Files already downloaded and verified
Files already downloaded and verified
[1,   200] loss: 0.230
[1,   400] loss: 0.230
[1,   600] loss: 0.230
[1,   800] loss: 0.230
[1,  1000] loss: 0.230
[1,  1200] loss: 0.230
[1,  1400] loss: 0.230
[1,  1600] loss: 0.230
[1,  1800] loss: 0.230
[1,  2000] loss: 0.230
[1,  2200] loss: 0.230
[1,  2400] loss: 0.230
[1,  2600] loss: 0.230
[1,  2800] loss: 0.230
[1,  3000] loss: 0.230
[1,  3200] loss: 0.230
[1,  3400] loss: 0.230
[1,  3600] loss: 0.230
[1,  3800] loss: 0.230
[1,  4000] loss: 0.230
[1,  4200] loss: 0.230
[1,  4400] loss: 0.230
[1,  4600] loss: 0.230

so as we can see no loss is decreasing

MariosOreo · March 12, 2019, 4:16am

Hi,

In my shallow view, the problem do not exist in nn.MuduleList().
It occurs when you use .clone(), I think it creates a tensor with requires_grad=False so that gradients do not flow in backward.

So you can remove x22=x.clone() and feed viewed x to the classifier.

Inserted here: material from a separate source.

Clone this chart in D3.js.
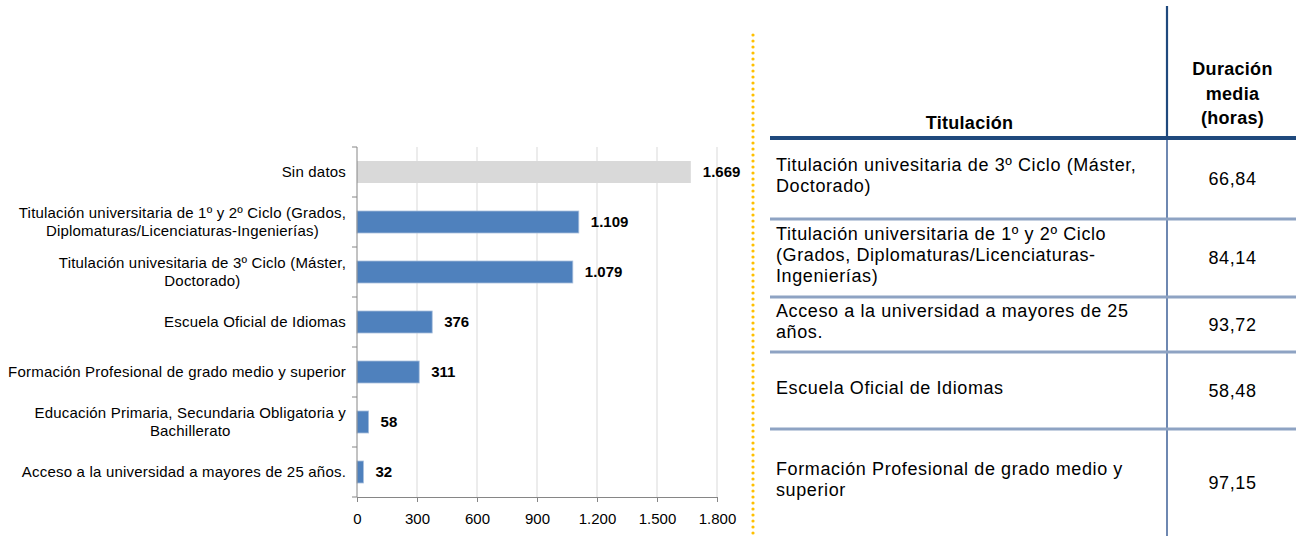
<!DOCTYPE html>
<html>
<head>
<meta charset="utf-8">
<script src="https://cdn.jsdelivr.net/npm/d3@7"></script>
<style>
  html, body { margin: 0; padding: 0; background: #fff; }
  svg { display: block; font-family: "Liberation Sans", Arial, sans-serif; }
</style>
</head>
<body>
<svg id="chart" width="1296" height="536"></svg>
<script>
// ---------- Data ----------
const categories = [
  ["Sin datos"],
  ["Titulación universitaria de 1º y 2º Ciclo (Grados,", "Diplomaturas/Licenciaturas-Ingenierías)"],
  ["Titulación univesitaria de 3º Ciclo (Máster,", "Doctorado)"],
  ["Escuela Oficial de Idiomas"],
  ["Formación Profesional de grado medio y superior"],
  ["Educación Primaria, Secundaria Obligatoria y", "Bachillerato"],
  ["Acceso a la universidad a mayores de 25 años."]
];
const values = [1669, 1109, 1079, 376, 311, 58, 32];
const tickValues = [0, 300, 600, 900, 1200, 1500, 1800];
const tickLabels = ["0", "300", "600", "900", "1.200", "1.500", "1.800"];

const tableHeaderTitle = ["Titulación"];
const tableHeaderValue = ["Duración", "media", "(horas)"];
const tableNames = [
  ["Titulación univesitaria de 3º Ciclo (Máster,", "Doctorado)"],
  ["Titulación universitaria de 1º y 2º Ciclo", "(Grados, Diplomaturas/Licenciaturas-", "Ingenierías)"],
  ["Acceso a la universidad a mayores de 25", "años."],
  ["Escuela Oficial de Idiomas"],
  ["Formación Profesional de grado medio y", "superior"]
];
const tableValues = [66.84, 84.14, 93.72, 58.48, 97.15];

// ---------- Setup ----------
const esLocale = d3.formatLocale({ decimal: ",", thousands: ".", grouping: [3], currency: ["", " €"] });
const fmtInt = esLocale.format(",d");
const fmtDec = esLocale.format(",.2f");

const svg = d3.select("#chart");
svg.append("rect").attr("width", 1296).attr("height", 536).attr("fill", "#fff");

const x = d3.scaleLinear().domain([0, 1800]).range([357, 717]);
const y = d3.scaleBand().domain(d3.range(categories.length)).range([147, 497])
  .paddingInner(0.56).paddingOuter(0.28);

const chart = svg.append("g");

// gridlines
chart.append("g").selectAll("line").data(tickValues.slice(1)).join("line")
  .attr("x1", d => x(d)).attr("x2", d => x(d))
  .attr("y1", 147).attr("y2", 497)
  .attr("stroke", "#D9D9D9").attr("stroke-width", 1);

// bars
chart.append("g").selectAll("rect").data(values).join("rect")
  .attr("x", x(0))
  .attr("y", (d, i) => y(i))
  .attr("width", d => x(d) - x(0))
  .attr("height", y.bandwidth())
  .attr("fill", (d, i) => categories[i][0] === "Sin datos" ? "#D9D9D9" : "#4F81BD")
  .attr("stroke", (d, i) => categories[i][0] === "Sin datos" ? "none" : "#A7BEDC")
  .attr("stroke-width", 0.8);

// value labels
chart.append("g").selectAll("text").data(values).join("text")
  .attr("x", d => x(d) + 12)
  .attr("y", (d, i) => y(i) + y.bandwidth() / 2)
  .attr("dy", "0.36em")
  .attr("font-size", 15).attr("font-weight", "bold").attr("fill", "#000")
  .text(d => fmtInt(d));

// x axis
const xAxis = d3.axisBottom(x).tickValues(tickValues)
  .tickFormat((d, i) => tickLabels[i]).tickSize(5).tickPadding(11);
const gx = chart.append("g").attr("transform", "translate(0,497)").call(xAxis);
gx.select(".domain").attr("stroke", "#868686");
gx.selectAll(".tick line").attr("stroke", "#868686");
gx.selectAll(".tick text").attr("font-size", 15).attr("fill", "#000")
  .attr("font-family", "'Liberation Sans', Arial, sans-serif");

// y axis (category boundaries)
const bounds = d3.range(categories.length + 1).map(i => y.range()[0] + i * y.step());
chart.append("line").attr("x1", x(0)).attr("x2", x(0)).attr("y1", bounds[0]).attr("y2", 497)
  .attr("stroke", "#868686");
chart.append("g").selectAll("line").data(bounds).join("line")
  .attr("x1", x(0) - 5).attr("x2", x(0)).attr("y1", d => d).attr("y2", d => d)
  .attr("stroke", "#868686");

// category labels
const labelRight = 346, catLH = 18;
categories.forEach((lines, i) => {
  const g = chart.append("g");
  const cy = y(i) + y.bandwidth() / 2;
  const texts = lines.map((ln, j) => g.append("text")
    .attr("y", cy + (j - (lines.length - 1) / 2) * catLH)
    .attr("dy", "0.36em")
    .attr("font-size", 15).attr("letter-spacing", 0.2).attr("fill", "#000")
    .attr("text-anchor", "middle")
    .text(ln));
  const maxW = d3.max(texts, t => t.node().getComputedTextLength());
  texts.forEach(t => t.attr("x", labelRight - maxW / 2));
});

// dotted separator
svg.append("line").attr("x1", 753).attr("x2", 753).attr("y1", 35).attr("y2", 536)
  .attr("stroke", "#FFC000").attr("stroke-width", 3.2)
  .attr("stroke-dasharray", "0 6").attr("stroke-linecap", "round");

// ---------- Table ----------
const tbl = svg.append("g");
const tLeft = 770, tRight = 1296, colX = 1167;
const headerY = 138;
const rowBounds = [138, 219, 297, 352, 429, 536];
const tFont = 18, tLS = 0.6, tLH = 21;

// vertical column divider
tbl.append("line").attr("x1", colX).attr("x2", colX).attr("y1", 6).attr("y2", headerY)
  .attr("stroke", "#1F497D").attr("stroke-width", 2.2);
tbl.append("line").attr("x1", colX).attr("x2", colX).attr("y1", headerY).attr("y2", 536)
  .attr("stroke", "#4A6A9E").attr("stroke-width", 1.6);

// row separators
tbl.selectAll("line.rowsep").data(rowBounds.slice(1, -1)).join("line")
  .attr("class", "rowsep")
  .attr("x1", tLeft).attr("x2", tRight).attr("y1", d => d).attr("y2", d => d)
  .attr("stroke", "#8EA3C3").attr("stroke-width", 3);

// header line
tbl.append("line").attr("x1", tLeft).attr("x2", tRight).attr("y1", headerY).attr("y2", headerY)
  .attr("stroke", "#1F497D").attr("stroke-width", 4);

// header text
tbl.append("text").attr("x", (tLeft + colX) / 2 + 1).attr("y", 123).attr("dy", "0.36em")
  .attr("text-anchor", "middle").attr("font-size", tFont).attr("font-weight", "bold")
  .attr("letter-spacing", 0.3).text(tableHeaderTitle[0]);
tableHeaderValue.forEach((ln, j) => {
  tbl.append("text").attr("x", (colX + tRight) / 2 + 1).attr("y", 69 + j * 24.5).attr("dy", "0.36em")
    .attr("text-anchor", "middle").attr("font-size", tFont).attr("font-weight", "bold")
    .attr("letter-spacing", 0.3).text(ln);
});

// rows
tableNames.forEach((lines, i) => {
  const top = rowBounds[i], bot = rowBounds[i + 1];
  const cy = (top + bot) / 2;
  lines.forEach((ln, j) => {
    tbl.append("text").attr("x", 776)
      .attr("y", cy - 3 + (j - (lines.length - 1) / 2) * tLH)
      .attr("dy", "0.36em")
      .attr("font-size", tFont).attr("letter-spacing", tLS).attr("fill", "#000")
      .text(ln);
  });
  tbl.append("text").attr("x", (colX + tRight) / 2 + 1).attr("y", cy).attr("dy", "0.36em")
    .attr("text-anchor", "middle").attr("font-size", tFont).attr("letter-spacing", tLS)
    .attr("fill", "#000").text(fmtDec(tableValues[i]));
});
</script>
</body>
</html>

S2 = x.view(x.size(0), 512)

isalirezag · March 12, 2019, 2:27pm

Thank you, but I dont think your answer is relevant.
.clone() should not has any effect on this issue.
I also checked the situation that S2 = x.view(x.size(0), 512), the results are still the same and loss does not decreases.

I also tried diffeent lr : 0.1 and 0.0001. still no changes

cuongpx · December 30, 2019, 8:20am

There is no connection between each of the Module that you stores in ModuleList because ModuleList is just like a Python list.

You should check out this thread for more detail

muammar · April 30, 2020, 11:19pm

I thought it was more than a simple python list according to this post and its reply: When should I use nn.ModuleList and when should I use nn.Sequential?